#### Aim of the task:
Each record that follows should be repeated exactly, minus any images.

[Plotting code records]
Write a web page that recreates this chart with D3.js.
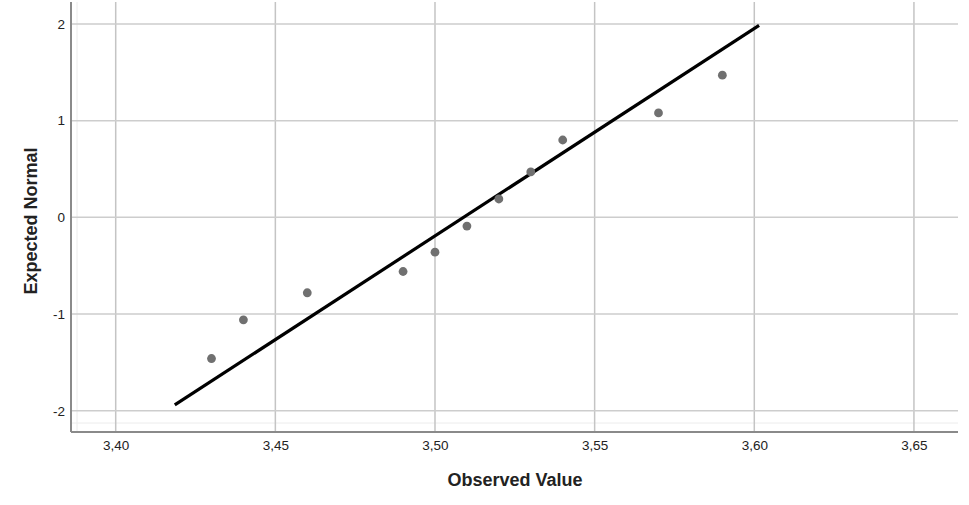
<!DOCTYPE html>
<html><head><meta charset="utf-8">
<script src="https://cdn.jsdelivr.net/npm/d3@7"></script>
<style>body{margin:0;background:#fff}svg{display:block}</style>
</head><body>
<script>
const observed = [3.43, 3.44, 3.46, 3.49, 3.50, 3.51, 3.52, 3.53, 3.54, 3.57, 3.59];
const expected = [-1.46, -1.06, -0.78, -0.56, -0.36, -0.09, 0.19, 0.47, 0.80, 1.08, 1.47];
const lineX = [3.4185, 3.6015];
const lineY = [-1.94, 1.985];
const xTicks = [3.40, 3.45, 3.50, 3.55, 3.60, 3.65];
const yTicks = [-2, -1, 0, 1, 2];

(function () {
const W = 969, H = 505;
const svg = d3.select("body").append("svg").attr("width", W).attr("height", H);
const pL = 71, pR = 958, pT = 0, pB = 432;
const x = d3.scaleLinear().domain([3.386, 3.6638]).range([pL, pR]);
const y = d3.scaleLinear().domain([-2.22, 2.248]).range([pB, pT]);
const fmt = d => d.toFixed(2).replace(".", ",");
const FF = "Liberation Sans, Arial, sans-serif";

// faint inner frame
svg.append("line").attr("x1", pL + 6).attr("x2", pL + 6).attr("y1", pT + 2).attr("y2", pB)
  .attr("stroke", "#ececec").attr("stroke-width", 1);
svg.append("line").attr("x1", pL).attr("x2", pR).attr("y1", pB - 9).attr("y2", pB - 9)
  .attr("stroke", "#ececec").attr("stroke-width", 1);

// grid
svg.append("g").selectAll("line").data(xTicks).join("line")
  .attr("x1", d => x(d)).attr("x2", d => x(d)).attr("y1", pT + 2).attr("y2", pB)
  .attr("stroke", "#c4c4c4").attr("stroke-width", 1.5);
svg.append("g").selectAll("line").data(yTicks).join("line")
  .attr("x1", pL).attr("x2", pR).attr("y1", d => y(d)).attr("y2", d => y(d))
  .attr("stroke", "#cdcdcd").attr("stroke-width", 1.5);

// axes
const xa = svg.append("g").attr("transform", `translate(0,${pB})`)
  .call(d3.axisBottom(x).tickValues(xTicks).tickFormat(fmt).tickSize(0).tickPadding(8));
xa.select(".domain").attr("stroke", "#8a8a8a").attr("stroke-width", 2).attr("d", `M${pL},0H${pR}`);
xa.selectAll("text").attr("font-family", FF).attr("font-size", 13.5).attr("fill", "#222");
const ya = svg.append("g").attr("transform", `translate(${pL},0)`)
  .call(d3.axisLeft(y).tickValues(yTicks).tickFormat(d => String(d)).tickSize(0).tickPadding(6));
ya.select(".domain").attr("stroke", "#8a8a8a").attr("stroke-width", 2).attr("d", `M0,${pT + 2}V${pB}`);
ya.selectAll("text").attr("font-family", FF).attr("font-size", 13.5).attr("fill", "#222");

// line
svg.append("line")
  .attr("x1", x(lineX[0])).attr("y1", y(lineY[0]))
  .attr("x2", x(lineX[1])).attr("y2", y(lineY[1]))
  .attr("stroke", "#000").attr("stroke-width", 3.2);

// points
svg.append("g").selectAll("circle").data(observed).join("circle")
  .attr("cx", d => x(d)).attr("cy", (d, i) => y(expected[i])).attr("r", 4.4)
  .attr("fill", "#707070");

// titles
svg.append("text").attr("x", 515).attr("y", 486).attr("text-anchor", "middle")
  .attr("font-family", FF).attr("font-size", 18).attr("font-weight", "bold")
  .attr("fill", "#222").text("Observed Value");
svg.append("text").attr("transform", `translate(37,221) rotate(-90)`).attr("text-anchor", "middle")
  .attr("font-family", FF).attr("font-size", 18).attr("font-weight", "bold")
  .attr("fill", "#222").text("Expected Normal");
})();
</script>
</body></html>
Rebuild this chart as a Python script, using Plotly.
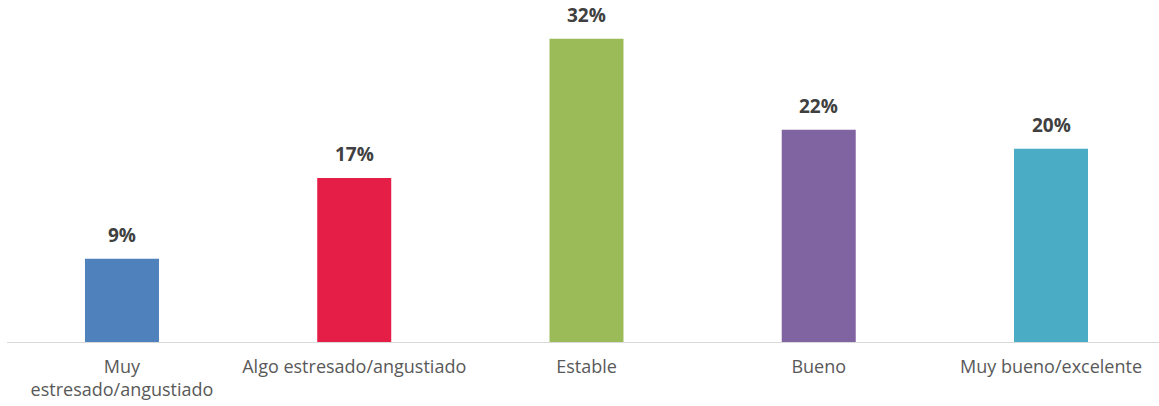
import plotly.graph_objects as go

categories = ["Muy<br>estresado/angustiado", "Algo estresado/angustiado", "Estable", "Bueno", "Muy bueno/excelente"]
values = [8.8, 17.3, 32.0, 22.4, 20.4]
labels = ["9%", "17%", "32%", "22%", "20%"]
colors = ["#4F81BD", "#E51E48", "#9BBB59", "#8064A2", "#4BACC6"]

xs = list(range(len(categories)))

fig = go.Figure(go.Bar(
    x=xs,
    y=values,
    marker=dict(color=colors, line=dict(width=0)),
    width=0.3186,
    hoverinfo="skip",
))

for x, v, t in zip(xs, values, labels):
    fig.add_annotation(
        x=x, y=v, text=t, showarrow=False, yanchor="bottom", yshift=9,
        font=dict(family="Open Sans", size=19, color="#404040", weight="bold"),
    )

fig.update_layout(
    width=1159, height=406,
    margin=dict(l=7, r=0, t=0, b=64, autoexpand=False),
    paper_bgcolor="white", plot_bgcolor="white",
    showlegend=False,
    xaxis=dict(
        tickmode="array", tickvals=xs, ticktext=categories,
        range=[-0.495, 4.465], showgrid=False, zeroline=False,
        showline=True, linecolor="#D9D9D9", linewidth=1,
        ticks="", automargin=False, ticklabelstandoff=8,
        tickfont=dict(family="Open Sans", size=18, color="#595959"),
    ),
    yaxis=dict(range=[0, 36.1], visible=False, showgrid=False, zeroline=False, automargin=False),
)

fig.write_html("out.html", config={"displayModeBar": False},
               post_script="document.body.style.margin='0';")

#### Result for this exercise:
Write a web page that recreates this chart with D3.js.
<!DOCTYPE html>
<html><head><meta charset="utf-8">
<script src="https://cdn.jsdelivr.net/npm/d3@7"></script>
<style>body{margin:0;background:#fff}svg{display:block}</style>
</head><body>
<script>
const observed = [3.43, 3.44, 3.46, 3.49, 3.50, 3.51, 3.52, 3.53, 3.54, 3.57, 3.59];
const expected = [-1.46, -1.06, -0.78, -0.56, -0.36, -0.09, 0.19, 0.47, 0.80, 1.08, 1.47];
const lineX = [3.4185, 3.6015];
const lineY = [-1.94, 1.985];
const xTicks = [3.40, 3.45, 3.50, 3.55, 3.60, 3.65];
const yTicks = [-2, -1, 0, 1, 2];

(function () {
const W = 969, H = 505;
const svg = d3.select("body").append("svg").attr("width", W).attr("height", H);
const pL = 71, pR = 958, pT = 0, pB = 432;
const x = d3.scaleLinear().domain([3.386, 3.6638]).range([pL, pR]);
const y = d3.scaleLinear().domain([-2.22, 2.248]).range([pB, pT]);
const fmt = d => d.toFixed(2).replace(".", ",");
const FF = "Liberation Sans, Arial, sans-serif";

// faint inner frame
svg.append("line").attr("x1", pL + 6).attr("x2", pL + 6).attr("y1", pT + 2).attr("y2", pB)
  .attr("stroke", "#ececec").attr("stroke-width", 1);
svg.append("line").attr("x1", pL).attr("x2", pR).attr("y1", pB - 9).attr("y2", pB - 9)
  .attr("stroke", "#ececec").attr("stroke-width", 1);

// grid
svg.append("g").selectAll("line").data(xTicks).join("line")
  .attr("x1", d => x(d)).attr("x2", d => x(d)).attr("y1", pT + 2).attr("y2", pB)
  .attr("stroke", "#c4c4c4").attr("stroke-width", 1.5);
svg.append("g").selectAll("line").data(yTicks).join("line")
  .attr("x1", pL).attr("x2", pR).attr("y1", d => y(d)).attr("y2", d => y(d))
  .attr("stroke", "#cdcdcd").attr("stroke-width", 1.5);

// axes
const xa = svg.append("g").attr("transform", `translate(0,${pB})`)
  .call(d3.axisBottom(x).tickValues(xTicks).tickFormat(fmt).tickSize(0).tickPadding(8));
xa.select(".domain").attr("stroke", "#8a8a8a").attr("stroke-width", 2).attr("d", `M${pL},0H${pR}`);
xa.selectAll("text").attr("font-family", FF).attr("font-size", 13.5).attr("fill", "#222");
const ya = svg.append("g").attr("transform", `translate(${pL},0)`)
  .call(d3.axisLeft(y).tickValues(yTicks).tickFormat(d => String(d)).tickSize(0).tickPadding(6));
ya.select(".domain").attr("stroke", "#8a8a8a").attr("stroke-width", 2).attr("d", `M0,${pT + 2}V${pB}`);
ya.selectAll("text").attr("font-family", FF).attr("font-size", 13.5).attr("fill", "#222");

// line
svg.append("line")
  .attr("x1", x(lineX[0])).attr("y1", y(lineY[0]))
  .attr("x2", x(lineX[1])).attr("y2", y(lineY[1]))
  .attr("stroke", "#000").attr("stroke-width", 3.2);

// points
svg.append("g").selectAll("circle").data(observed).join("circle")
  .attr("cx", d => x(d)).attr("cy", (d, i) => y(expected[i])).attr("r", 4.4)
  .attr("fill", "#707070");

// titles
svg.append("text").attr("x", 515).attr("y", 486).attr("text-anchor", "middle")
  .attr("font-family", FF).attr("font-size", 18).attr("font-weight", "bold")
  .attr("fill", "#222").text("Observed Value");
svg.append("text").attr("transform", `translate(37,221) rotate(-90)`).attr("text-anchor", "middle")
  .attr("font-family", FF).attr("font-size", 18).attr("font-weight", "bold")
  .attr("fill", "#222").text("Expected Normal");
})();
</script>
</body></html>
Rebuild this chart as a Python script, using Plotly.
import plotly.graph_objects as go

categories = ["Muy<br>estresado/angustiado", "Algo estresado/angustiado", "Estable", "Bueno", "Muy bueno/excelente"]
values = [8.8, 17.3, 32.0, 22.4, 20.4]
labels = ["9%", "17%", "32%", "22%", "20%"]
colors = ["#4F81BD", "#E51E48", "#9BBB59", "#8064A2", "#4BACC6"]

xs = list(range(len(categories)))

fig = go.Figure(go.Bar(
    x=xs,
    y=values,
    marker=dict(color=colors, line=dict(width=0)),
    width=0.3186,
    hoverinfo="skip",
))

for x, v, t in zip(xs, values, labels):
    fig.add_annotation(
        x=x, y=v, text=t, showarrow=False, yanchor="bottom", yshift=9,
        font=dict(family="Open Sans", size=19, color="#404040", weight="bold"),
    )

fig.update_layout(
    width=1159, height=406,
    margin=dict(l=7, r=0, t=0, b=64, autoexpand=False),
    paper_bgcolor="white", plot_bgcolor="white",
    showlegend=False,
    xaxis=dict(
        tickmode="array", tickvals=xs, ticktext=categories,
        range=[-0.495, 4.465], showgrid=False, zeroline=False,
        showline=True, linecolor="#D9D9D9", linewidth=1,
        ticks="", automargin=False, ticklabelstandoff=8,
        tickfont=dict(family="Open Sans", size=18, color="#595959"),
    ),
    yaxis=dict(range=[0, 36.1], visible=False, showgrid=False, zeroline=False, automargin=False),
)

fig.write_html("out.html", config={"displayModeBar": False},
               post_script="document.body.style.margin='0';")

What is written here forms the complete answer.